The prospect of owning a house has begun to feel increasingly out of reach for many Americans, particularly first-time buyers. Renters’ self-reported probability of ever owning a home fell 4.3 percentage points to a record low 40.1% as of February, according to a New York Federal Reserve survey published Monday.

That’s thanks to a confluence of factors, including soaring home prices and stubbornly high mortgage rates. In March, the median sale price of a home rose 4.8% from a year earlier to $420,321, according to Redfin data. The average rate on a 30-year-fixed mortgage has remained above 7% for the past month.

Read more: Home prices aren’t going down in a single major U.S. metropolitan area

While Pacaso, which was founded in 2021, says it helps ease the affordability burden and supply constraints, it remains a niche part of the real estate market, Bankrate analyst Jeff Ostrowski said. And while it does address supply, he said, the effects are felt more in discretionary markets given that most of its listings are luxury properties.

“The real housing shortage problem is not a shortage of beachfront vacation homes,” Ostrowski said. “It’s a shortage of three-bedroom, two-bathroom homes, near schools and jobs that families can live in.”

Co-buying itself isn’t new: 62% of home buyers said they purchased and share ownership of their home with at least one other person, according to a 2023 report by real estate listing platform Zillow. But the fractional home ownership model as it exists today is aimed at wealthier individuals who are looking for a second home, Ostrowski said, rather than first-time buyers or those who are looking for their primary residence.

“I think this is pretty clearly targeted to the upper-middle class folks,” he said. “People who have enough wealth that they can own their primary home and they can consider buying a second home, but either don’t want to or don’t have the cash to go out and spend $1 million or $2 million on a second home.”

Other models of fractional homeownership have also cropped up allowing investors to own a share of homes much like retail investors can own shares of companies. Sites like Jeff Bezos-backed Arrived, and Fundrise, which received $770 million in financing from JPMorgan Chase, allow people to directly invest in residential real estate.

Arrived’s CEO and co-founder Ryan Frazier said the company’s “goal is to make the wealth building potential of owning rental homes & vacation rentals more accessible,” thanks to a simplified process and lower costs.
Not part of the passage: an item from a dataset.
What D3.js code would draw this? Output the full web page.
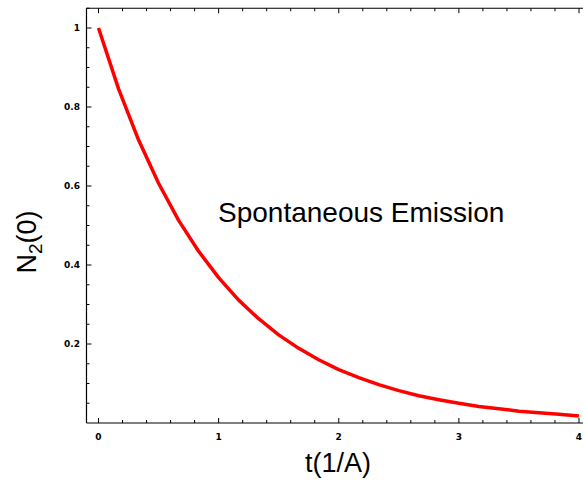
<!DOCTYPE html>
<html>
<head>
<meta charset="utf-8">
<script src="https://cdn.jsdelivr.net/npm/d3@7"></script>
<style>
  body { margin: 0; background: white; }
  svg { display: block; }
</style>
</head>
<body>
<div id="canvas"></div>
<script>
"use strict"

/* canvas size */
let svgWidth = 583;
let svgHeight = 483;

/* data (time in units of 1/A, population) */
let times = [0, 0.167, 0.333, 0.5, 0.667, 0.833, 1, 1.167, 1.333, 1.5, 1.667, 1.833,
    2, 2.167, 2.333, 2.5, 2.667, 2.833, 3, 3.167, 3.333, 3.5, 3.667, 3.833, 4];
let population = [1, 0.846, 0.717, 0.607, 0.513, 0.435, 0.368, 0.311, 0.264, 0.223, 0.189, 0.16,
    0.135, 0.115, 0.097, 0.082, 0.069, 0.059, 0.05, 0.042, 0.036, 0.03, 0.026, 0.022, 0.018];

/* tick values */
let xMajorTicks = [0, 1, 2, 3, 4];
let yMajorTicks = [0.2, 0.4, 0.6, 0.8, 1];
let yTickLabels = ["0.2", "0.4", "0.6", "0.8", "1"];

let svg = d3.select("#canvas")
    .append("svg")
    .attr("width", svgWidth)
    .attr("height", svgHeight);

/* scales */
let xScale = d3.scaleLinear()
    .domain([0, 4])
    .range([98.5, 579]);

let yScale = d3.scaleLinear()
    .domain([0, 1])
    .range([423, 28]);

/* plot frame limits */
let xMin = -0.1, xMax = 4.1;
let yMin = 0, yMax = 1.05;

/* frame lines (left, bottom, top, right) */
let frame = svg.append("g")
    .attr("stroke", "black")
    .attr("stroke-width", 1.2);

frame.append("line")
    .attr("x1", xScale(xMin)).attr("y1", yScale(yMin))
    .attr("x2", xScale(xMin)).attr("y2", yScale(yMax));
frame.append("line")
    .attr("x1", xScale(xMin)).attr("y1", yScale(yMin))
    .attr("x2", xScale(xMax)).attr("y2", yScale(yMin));
frame.append("line")
    .attr("x1", xScale(xMin)).attr("y1", yScale(yMax))
    .attr("x2", xScale(xMax)).attr("y2", yScale(yMax));
frame.append("line")
    .attr("x1", xScale(xMax)).attr("y1", yScale(yMin))
    .attr("x2", xScale(xMax)).attr("y2", yScale(yMax));

/* x ticks: every 0.2, major every 1 (bottom and top, pointing inwards) */
for (let i = 0; i <= 20; i++) {
    let v = i * 0.2;
    let len = (i % 5 === 0) ? 5 : 3;
    frame.append("line")
        .attr("x1", xScale(v)).attr("y1", yScale(yMin))
        .attr("x2", xScale(v)).attr("y2", yScale(yMin) - len)
        .attr("stroke-width", 1);
    frame.append("line")
        .attr("x1", xScale(v)).attr("y1", yScale(yMax))
        .attr("x2", xScale(v)).attr("y2", yScale(yMax) + len)
        .attr("stroke-width", 1);
}

/* y ticks: every 0.05, major every 0.2 */
for (let i = 1; i <= 21; i++) {
    let v = i * 0.05;
    let len = (i % 4 === 0) ? 5 : 3;
    frame.append("line")
        .attr("x1", xScale(xMin)).attr("y1", yScale(v))
        .attr("x2", xScale(xMin) + len).attr("y2", yScale(v))
        .attr("stroke-width", 1);
    frame.append("line")
        .attr("x1", xScale(xMax)).attr("y1", yScale(v))
        .attr("x2", xScale(xMax) - len).attr("y2", yScale(v))
        .attr("stroke-width", 1);
}

/* tick labels */
svg.selectAll(".xlab")
    .data(xMajorTicks)
    .join("text")
    .attr("x", d => xScale(d))
    .attr("y", 440)
    .style("text-anchor", "middle")
    .style("font-family", "DejaVu Sans")
    .style("font-weight", "bold")
    .style("font-size", "9px")
    .text(d => d);

svg.selectAll(".ylab")
    .data(yMajorTicks)
    .join("text")
    .attr("x", 80)
    .attr("y", d => yScale(d) + 3)
    .style("text-anchor", "end")
    .style("font-family", "DejaVu Sans")
    .style("font-weight", "bold")
    .style("font-size", "9px")
    .text((d, i) => yTickLabels[i]);

/* the decay curve */
let line = d3.line()
    .x((d, i) => xScale(times[i]))
    .y(d => yScale(d));

svg.append("path")
    .datum(population)
    .attr("d", line)
    .attr("fill", "none")
    .attr("stroke", "#ff0000")
    .attr("stroke-width", 3.5)
    .attr("stroke-linejoin", "round");

/* axis labels */
svg.append("text")
    .attr("x", 338)
    .attr("y", 472)
    .style("text-anchor", "middle")
    .style("font-family", "Liberation Sans, Arial, sans-serif")
    .style("font-size", "27px")
    .text("t(1/A)");

let yLabel = svg.append("text")
    .attr("transform", "translate(36,242) rotate(-90)")
    .style("text-anchor", "middle")
    .style("font-family", "Liberation Sans, Arial, sans-serif")
    .style("font-size", "27px");
yLabel.append("tspan").text("N");
yLabel.append("tspan").attr("dy", 6).style("font-size", "19px").text("2");
yLabel.append("tspan").attr("dy", -6).text("(0)");

/* annotation */
svg.append("text")
    .attr("x", 218)
    .attr("y", 222)
    .style("font-family", "Liberation Sans, Arial, sans-serif")
    .style("font-size", "28px")
    .text("Spontaneous Emission");
</script>
</body>
</html>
Policymakers, however, are not too keen on these ventures, which they say are hurting ordinary people looking to buy and rent homes. Congressman Ro Khanna, a California Democrat, has blasted Arrived’s model.

“The last thing Americans need is a Bezos-backed investment company further consolidating single-family homes and putting homeownership out of reach for more and more people,” Khanna said on X in December. “Housing should be a right, not a speculative commodity.”

Khanna is the sponsor of a 2022 bill, known as the Stop Wall Street Landlords Act, which would impose taxes on existing and new acquisitions of single-family rentals by institutional investors.

“The financialization of the housing market by Wall Street exacerbates corporate profiteering and anti-competitive practices that make it harder for Americans to afford housing or access homeownership,” he said in late 2022.

Kurt Carlton, president and co-founder of the real estate investment marketplace New Western, said these ventures are a net positive for the housing market. With 15.1 million vacant homes in the U.S., accounting for 10.5% of all housing inventory, there is a demonstrated need for innovative models to shore up investment in the sector, particularly when it comes to single-family residential units, he said.

For Carlton, anything that encourages investment in the single-family market is good — but it may not be the future of real estate investing just yet, given that their market share is still small. Instead, he sees the “real winner” as local independent real estate investors who are buying in neighborhoods they know and understand.

“They’re not nonprofits, but they’re completely aligned with the needs of the community in terms of they’re finding vacant inventory, returning it to market, and giving the builders a run for their money right now as well,” Carlton said. “And that’s what we need. We need supply.”